However, semantic segmentation on aerial images is a challenging task for three reasons:

• In the case of images with high resolution, the scale of the foreground object varies greatly (the car in Figure 1a and the building in (b) are both foreground objects, but the scale difference is great).
• The edge of some foreground object is irregular (the tree edge is irregular in Figure 1c,d).
• The background is highly complex and contains a wide variety of features.

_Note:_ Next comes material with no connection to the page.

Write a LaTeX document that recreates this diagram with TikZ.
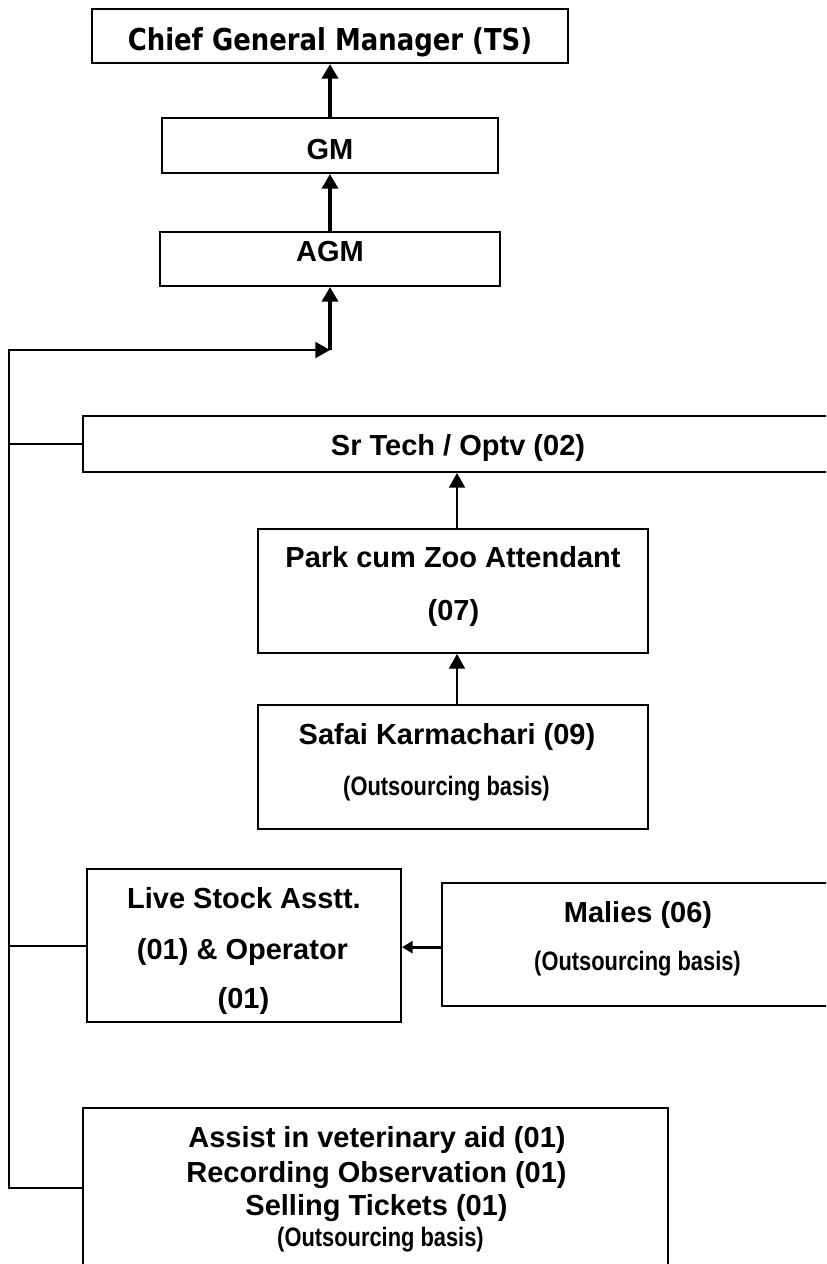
\documentclass[tikz,border=0pt]{standalone}
\usepackage{fontspec}
\setmainfont{Liberation Sans}
\newfontfamily\narrowfont[FakeStretch=0.82]{Liberation Sans}
\newfontfamily\headfont[FakeStretch=0.86]{DejaVu Sans}
\usetikzlibrary{arrows.meta,positioning}
\tikzstyle{box} = [draw, rectangle, line width=1.5pt, inner sep=0pt]
\tikzstyle{headtxt} = [inner sep=0pt, anchor=base, font=\headfont\bfseries\fontsize{22.6pt}{27pt}\selectfont]
\tikzstyle{bodytxt} = [inner sep=0pt, anchor=base, font=\bfseries\fontsize{21.75pt}{26pt}\selectfont]
\tikzstyle{notetxt} = [inner sep=0pt, anchor=base, font=\narrowfont\bfseries\fontsize{20pt}{24pt}\selectfont]
\tikzstyle{line} = [draw, line width=1.5pt]
\tikzstyle{upline} = [draw, line width=3pt, -{Triangle[width=12pt,length=11pt]}]
\tikzstyle{subline} = [draw, line width=1.5pt, -{Triangle[width=12pt,length=11pt]}]
\tikzstyle{sideline} = [draw, line width=2.5pt, -{Triangle[width=9pt,length=8pt]}]

\begin{document}
\begin{tikzpicture}[x=0.75pt, y=-0.75pt]
	\useasboundingbox (0,0) rectangle (826,1264);
	\clip (0,0) rectangle (826,1264);

	% management
	\node [box, minimum width=357pt, minimum height=40.5pt](cgm) at (330,36){};
	\node [headtxt](cgm-t) at (330,50){Chief General Manager (TS)};
	\node [box, minimum width=252pt, minimum height=41.25pt](gm) at (330,145.5){};
	\node [bodytxt](gm-t) at (330,159){GM};
	\node [box, minimum width=255pt, minimum height=40.5pt](agm) at (330,259){};
	\node [bodytxt](agm-t) at (330,261){AGM};
	\coordinate (join) at (330,350);
	\coordinate (corner) at (9,350);

	% staff
	\node [box, minimum width=562.5pt, minimum height=42pt](srtech) at (458,444){};
	\node [bodytxt](srtech-t) at (458,455){Sr Tech / Optv (02)};
	\node [box, minimum width=292.5pt, minimum height=93pt](park) at (453,591){};
	\node [bodytxt](park-t1) at (453,567){Park cum Zoo Attendant};
	\node [bodytxt](park-t2) at (453.5,620){(07)};
	\node [box, minimum width=292.5pt, minimum height=93pt](safai) at (453,767){};
	\node [bodytxt](safai-t1) at (447,744){Safai Karmachari (09)};
	\node [notetxt](safai-t2) at (446.5,795){(Outsourcing basis)};
	\node [box, minimum width=235.5pt, minimum height=114.75pt](live) at (244,945.5){};
	\node [bodytxt](live-t1) at (244,908){Live Stock Asstt.};
	\node [bodytxt](live-t2) at (242.5,959){(01) \& Operator};
	\node [bodytxt](live-t3) at (243.5,1008){(01)};
	\node [box, minimum width=294pt, minimum height=92.25pt](malies) at (638,944.5){};
	\node [bodytxt](malies-t1) at (638,922){Malies (06)};
	\node [notetxt](malies-t2) at (637.5,970){(Outsourcing basis)};
	\node [box, minimum width=438.75pt, minimum height=120pt](assist) at (375.5,1188){};
	\node [bodytxt](assist-t1) at (377,1147){Assist in veterinary aid (01)};
	\node [bodytxt](assist-t2) at (376.5,1182){Recording Observation (01)};
	\node [bodytxt](assist-t3) at (376.5,1215){Selling Tickets (01)};
	\node [notetxt](assist-t4) at (380.5,1246){(Outsourcing basis)};

	\path [upline] (gm) -- (cgm);
	\path [upline] (agm) -- (gm);
	\path [upline] (join) -- (join |- agm.south);
	\path [subline] (assist.west) -| (corner) -- (join);
	\path [line] (srtech.west) -- (srtech.west -| corner);
	\path [line] (live.west) -- (live.west -| corner);
	\path [subline] ([xshift=3pt]park.north) -- ([xshift=3pt]park.north |- srtech.south);
	\path [subline] ([xshift=3pt]safai.north) -- ([xshift=3pt]safai.north |- park.south);
	\path [sideline] ([yshift=-2pt]malies.west) -- ([yshift=-2pt]malies.west -| live.east);
\end{tikzpicture}
\end{document}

Existing semantic segmentation methods are difficult to deal with the complex context information of aerial images. To address the above challenges, a semantic segmentation method is proposed for aerial images based on superpixel-GNN with attention mechanism. First, the aerial image is segmented into superpixels. A graph consisting of all these superpixels as its nodes is then built. Finally, edges are constructed by finding neighbors in the spatial connection between these nodes (superpixels). For each node, the image feature vector (i.e., the output of semantic segmentation CNN) is taken as the initial representation and updated iteratively using recursive functions. The key idea of this dynamic programming approach is that the state of each node is determined by its historical state and the information sent from its neighbors. The aggregation of neighbor information can be differentiated by adding the attention mechanism into the aggregation process. The final state of each node is used to classify each node. Back-Propagation Through Time (BPTT) algorithm is used to calculate the gradient of GNN. In summary, the main contributions of this paper are outlined as follows.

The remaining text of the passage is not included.